On the other hand, I do worry about enshrining into law a protected zone for discrimination. Assuming, perhaps optimistically, that attitudes toward gay and lesbian people continue to shift as radically in the coming years as they have been, do we really want embedded in law the right to discriminate against gay couples, even under carefully circumscribed circumstances? I guess it all comes down to the particulars. I’d be interested in hearing what actual GLBT folks think about these kinds of religious liberty provisions–after all, it’s easier for me say they’re OK since they’re not going to directly affect my marriage.

4 responses to “Religious liberty and SSM”

  1. Well, if society does continue that way, it wouldn’t hugely matter if there’s a legal right to discriminate. Sort of the way most Americans aren’t pacifists but don’t mind all that much that the Amish are, since there aren’t enough of them to make much impact.

  2. Prohibition was once the law of the land, too.

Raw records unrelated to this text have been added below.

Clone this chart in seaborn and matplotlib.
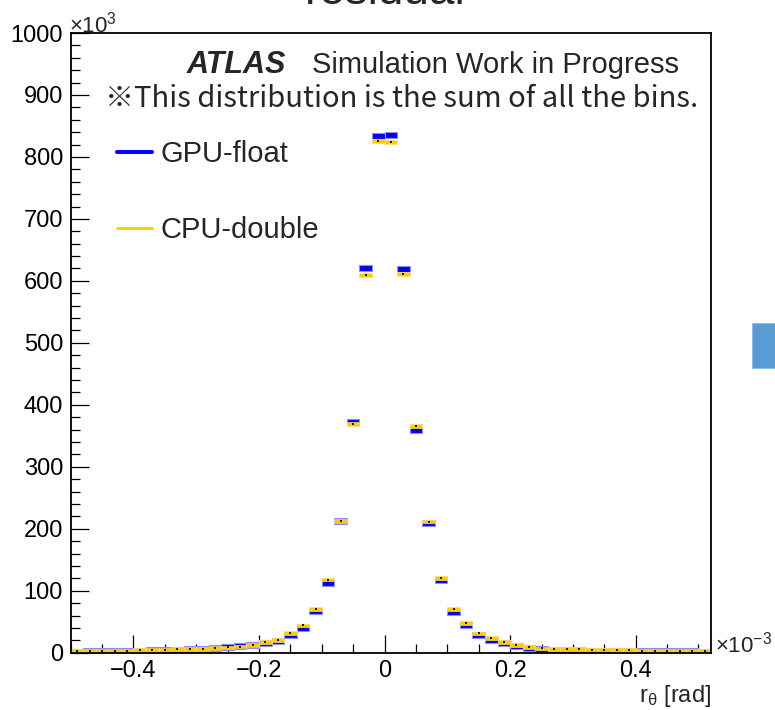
import numpy as np
import pandas as pd
import matplotlib
matplotlib.use("Agg")
import matplotlib.pyplot as plt
from matplotlib.patches import Rectangle
from matplotlib.lines import Line2D
from matplotlib.ticker import MultipleLocator
import seaborn as sns

# Histogram binning of the theta residual (units of 1e-3 rad)
bin_lo = -0.5
bin_width = 0.02

# Entries per bin (units of 1e3), GPU single precision vs CPU double precision
gpu_float = [1.5, 2.5, 2.5, 3, 3, 3.5, 4, 4.5, 5, 5.5,
             6, 7.5, 9, 10.5, 13, 15, 19, 28, 40, 67,
             113, 212, 373, 620, 834, 836, 619, 359, 208.5, 117,
             65.5, 44, 28, 21, 15, 10.8, 7.5, 6, 5, 4.5,
             4, 3.5, 3.5, 3, 3, 2.5, 2.5, 2, 2, 2, 1.5]
cpu_double = [2.5, 3, 3, 3, 3.5, 4.5, 4.5, 5, 5.5, 6,
              6.5, 7.5, 8.5, 10, 12.5, 17.5, 20.5, 32, 44, 70.5,
              118, 212, 369, 609, 826, 824, 611, 366, 211.5, 120,
              71, 48, 31, 24, 17.8, 12.4, 9, 7, 6.5, 6,
              5.5, 5, 5, 4.5, 4, 3.5, 3.5, 3, 3, 3, 2.5]
series_names = ["GPU-float", "CPU-double"]

x_ticks = [-0.4, -0.2, 0.0, 0.2, 0.4]
x_tick_labels = ["\u22120.4", "\u22120.2", "0", "0.2", "0.4"]
y_ticks = [0, 100, 200, 300, 400, 500, 600, 700, 800, 900, 1000]
y_tick_labels = [str(v) for v in y_ticks]

edges = bin_lo + bin_width * np.arange(len(gpu_float))
centers = edges + bin_width / 2
df = pd.DataFrame({
    "left": np.tile(edges, 2),
    "center": np.tile(centers, 2),
    "count": gpu_float + cpu_double,
    "series": np.repeat(series_names, len(gpu_float)),
})

sns.set_theme(style="ticks")
plt.rcParams["font.family"] = ["Liberation Sans", "DejaVu Sans"]
plt.rcParams["mathtext.fontset"] = "custom"
plt.rcParams["mathtext.rm"] = "Liberation Sans"
plt.rcParams["mathtext.it"] = "Liberation Sans:italic"
plt.rcParams["mathtext.default"] = "regular"

W, H = 775, 710
fig = plt.figure(figsize=(W / 100, H / 100), dpi=100, facecolor="white")
ax = fig.add_axes([70.7 / W, 1 - 652.7 / H, (711 - 70.7) / W, (652.7 - 33) / H])
ax.set_facecolor("white")

# error-box style per series: fill, edge, box height in data units
styles = {
    "GPU-float": dict(color="#0000ff", edge="#8c8cff", h=9.7, lw=0.8),
    "CPU-double": dict(color="#ffcc00", edge="#ffdd66", h=6.0, lw=0.5),
}
for name in series_names:
    sub = df[df["series"] == name]
    st = styles[name]
    ax.bar(sub["left"], st["h"], width=bin_width, bottom=sub["count"] - st["h"] / 2,
           align="edge", color=st["color"], edgecolor=st["edge"], linewidth=st["lw"])
    sns.scatterplot(data=sub, x="center", y="count", ax=ax, color="#1a1a1a",
                    marker="s", s=3, linewidth=0, legend=False)

ax.set_xlim(-0.5, 0.52)
ax.set_ylim(0, 1000)
ax.set_xticks(x_ticks, x_tick_labels)
ax.set_yticks(y_ticks, y_tick_labels)
ax.xaxis.set_minor_locator(MultipleLocator(0.05))
ax.yaxis.set_minor_locator(MultipleLocator(20))
ax.tick_params(which="both", direction="in", top=False, right=False,
               labelsize=17, pad=5.5, width=0.9, color="black", labelcolor="black")
ax.tick_params(which="major", length=13)
ax.tick_params(which="minor", length=6.5)
for sp in ax.spines.values():
    sp.set_linewidth(1.3)
    sp.set_color("black")
ax.set_xlabel("")
ax.set_ylabel("")

handles = [Line2D([], [], color="#0000ff", lw=2.9),
           Line2D([], [], color="#ffcc00", lw=2.0)]
ax.legend(handles, series_names, loc="upper left",
          bbox_to_anchor=((117 - 70.7) / 640.3, (652.7 - 140) / 619.7),
          frameon=False, fontsize=21, handlelength=1.2, handletextpad=0.3,
          labelspacing=1.64, borderpad=0, borderaxespad=0)

fig.text(187 / W, 1 - 73 / H, "ATLAS", fontsize=22, fontweight="bold",
         fontstyle="italic", va="baseline")
fig.text(312 / W, 1 - 73 / H, "Simulation Work in Progress", fontsize=21, va="baseline")
fig.text(105 / W, 1 - 107 / H, "\u203bThis distribution is the sum of all the bins.",
         fontsize=21, va="baseline", family=["Noto Sans CJK JP", "DejaVu Sans"])

fig.text(385 / W, 1 - 4 / H, "residual", fontsize=33, ha="center", va="baseline")
fig.text(69 / W, 1 - 32 / H, r"$\times10^{3}$", fontsize=16, va="baseline")
fig.text(715 / W, 1 - 653 / H, r"$\times10^{-3}$", fontsize=16, va="baseline")
fig.text(711 / W, 1 - 701.7 / H, r"$r_{\theta}$ [rad]", fontsize=17, ha="right", va="baseline")

fig.add_artist(Rectangle((752 / W, 1 - 368 / H), 23 / W, 45 / H,
                         transform=fig.transFigure, facecolor="#5b9bd5",
                         edgecolor="#8fbbe3", linewidth=0.6))

fig.savefig("out.png", dpi=100, facecolor="white")
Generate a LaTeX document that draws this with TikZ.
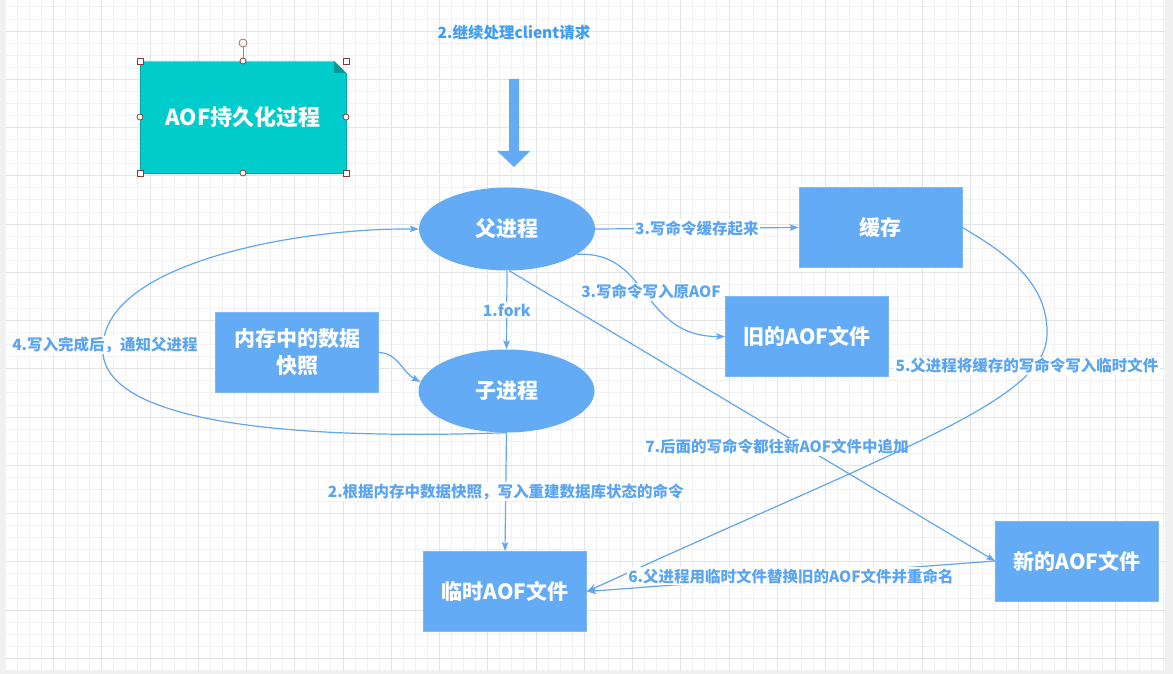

  3. (I’ll have to read the article, but from my point of view, the “right to discriminate” exists already, I’m sorry to say. And the right to marry does not. So, this is a net gain, IMO – and as I say, many laws have been enacted that were later repealed.

    I just don’t care about the ideology of this very much.)

  4. Sincerely held religious beliefs condemning all Jews, even the living, for deicide were once common among Christians.

    For a very long time such beliefs justified all manner of discriminatory legislation in Europe, excluding Jews from professions, requiring the wearing of the Star of David, and even forcing them into ghettos.

    Any number of people on the Christian right today sincerely believe we need to attack Iran to defend Israel and, with any luck, bring on the End.

    Some people today sincerely hold as a religious belief that people of different races ought not to marry, and ought not to be permitted by the state to marry.

    I cannot see that discrimination based in sincere religious belief deserves one whit more indulgence than discrimination with less respectable ideological cover.